What the exercise asks:
In the material below, the lines containing the word "chart" are required; copy each of them.

-- start Stored data --

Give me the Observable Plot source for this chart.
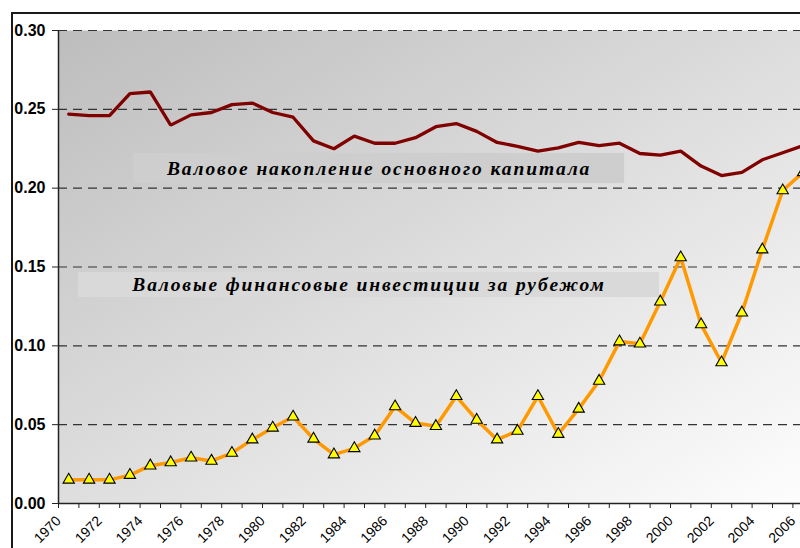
<!DOCTYPE html>
<html><head><meta charset="utf-8">
<script src="https://cdn.jsdelivr.net/npm/d3@7"></script>
<script src="https://cdn.jsdelivr.net/npm/@observablehq/plot@0.6"></script>
<style>
html,body{margin:0;padding:0;background:#fff;overflow:hidden;width:800px;height:548px}
#frame{position:absolute;left:11px;top:12px;width:2000px;height:2000px;border:2px solid #1a1a1a;box-sizing:border-box}
#chart{position:absolute;left:0;top:0}
</style></head><body><div id="frame"></div><div id="chart"></div>
<script>
// ---- data ----
const years = d3.range(1970, 2007);
const capital = [0.247, 0.246, 0.246, 0.260, 0.261, 0.240, 0.2465, 0.248, 0.253, 0.254,
  0.248, 0.245, 0.230, 0.225, 0.233, 0.2285, 0.2285, 0.232, 0.239, 0.241,
  0.236, 0.229, 0.2265, 0.2235, 0.2255, 0.229, 0.227, 0.2285, 0.222, 0.221,
  0.2235, 0.214, 0.208, 0.210, 0.218, 0.2225, 0.227];
const foreign = [0.015, 0.015, 0.015, 0.018, 0.024, 0.026, 0.029, 0.027, 0.032, 0.0405,
  0.048, 0.055, 0.041, 0.031, 0.035, 0.043, 0.0615, 0.051, 0.049, 0.068,
  0.053, 0.0405, 0.046, 0.068, 0.044, 0.060, 0.0777, 0.1027, 0.1013, 0.128,
  0.156, 0.1135, 0.0894, 0.121, 0.161, 0.1985, 0.210];
const yTicks = [0, 0.05, 0.10, 0.15, 0.20, 0.25, 0.30];
const labelYears = years.filter(y => y % 2 === 0);
const seriesLabels = ["Валовое накопление основного капитала", "Валовые финансовые инвестиции за рубежом"];

// ---- layout ----
const W = 840, H = 548, ML = 58, MT = 30, MB = 45;
const step = 20.4; // px per year category
const x0 = years[0] - 0.5;
const xDomain = [x0, x0 + (W - ML) / step];
const boundaries = d3.range(years[0] - 0.5, years[years.length - 1] + 1, 1);

const capData = years.map((y, i) => ({year: y, v: capital[i]}));
const forData = years.map((y, i) => ({year: y, v: foreign[i]}));
const annots = [
  {label: seriesLabels[0], x1: 1973.18, x2: 1997.25, y1: 0.2029, y2: 0.222, fill: "#cecece"},
  {label: seriesLabels[1], x1: 1970.48, x2: 1998.96, y1: 0.1306, y2: 0.1465, fill: "#d9d9d9"}
];

const svg = Plot.plot({
  width: W, height: H, marginLeft: ML, marginRight: 0, marginTop: MT, marginBottom: MB,
  style: {background: "transparent", overflow: "visible", maxWidth: "none", fontFamily: "Liberation Sans, Arial, sans-serif"},
  x: {domain: xDomain},
  y: {domain: [0, 0.30]},
  marks: [
    Plot.frame({fill: "url(#bgGrad)", stroke: null}),
    Plot.ruleY(yTicks.slice(1), {stroke: "#333", strokeWidth: 1.2, strokeDasharray: "9,6"}),
    Plot.rect(annots, {x1: "x1", x2: "x2", y1: "y1", y2: "y2", fill: "fill"}),
    Plot.text(annots, {x: d => (d.x1 + d.x2) / 2, y: d => (d.y1 + d.y2) / 2, text: "label",
      fontFamily: "Liberation Serif, Times New Roman, serif", fontStyle: "italic", fontWeight: "bold",
      fontSize: 19.5, fill: "#000"}),
    Plot.line(capData, {x: "year", y: "v", stroke: "#800000", strokeWidth: 3.3, strokeLinejoin: "miter"}),
    Plot.line(forData, {x: "year", y: "v", stroke: "#ff9900", strokeWidth: 3.5}),
    Plot.dot(forData, {x: "year", y: "v", symbol: "triangle", r: 4.2, fill: "#ffff00", stroke: "#000", strokeWidth: 1.1}),
    Plot.ruleX([x0], {stroke: "#222", strokeWidth: 1.5}),
    Plot.ruleY([0], {stroke: "#222", strokeWidth: 1.5}),
    Plot.axisY({ticks: yTicks, tickFormat: d3.format(".2f"), tickSize: 6, tickPadding: 7,
      fontSize: 16, fontWeight: "bold", fill: "#000", stroke: "#222", label: null}),
    Plot.axisX({ticks: boundaries, tickSize: 5, text: null, stroke: "#222", label: null}),
    Plot.axisX({ticks: labelYears, tickSize: 0, tickRotate: -45, tickPadding: 15,
      tickFormat: d => String(d), fontSize: 14, fill: "#000", dx: -10, label: null})
  ]
});

const defs = d3.select(svg).insert("defs", ":first-child");
const grad = defs.append("linearGradient").attr("id", "bgGrad")
  .attr("x1", 0).attr("y1", 0).attr("x2", 1).attr("y2", 1);
grad.append("stop").attr("offset", "0%").attr("stop-color", "#bdbdbd");
grad.append("stop").attr("offset", "100%").attr("stop-color", "#ffffff");
d3.select(svg).selectAll('g[aria-label="text"] text').style("letter-spacing", "1.9px");

document.getElementById("chart").appendChild(svg);
</script></body></html>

-- end Stored data --

Solution:
Give me the Observable Plot source for this chart.
#chart{position:absolute;left:0;top:0}
</style></head><body><div id="frame"></div><div id="chart"></div>
document.getElementById("chart").appendChild(svg);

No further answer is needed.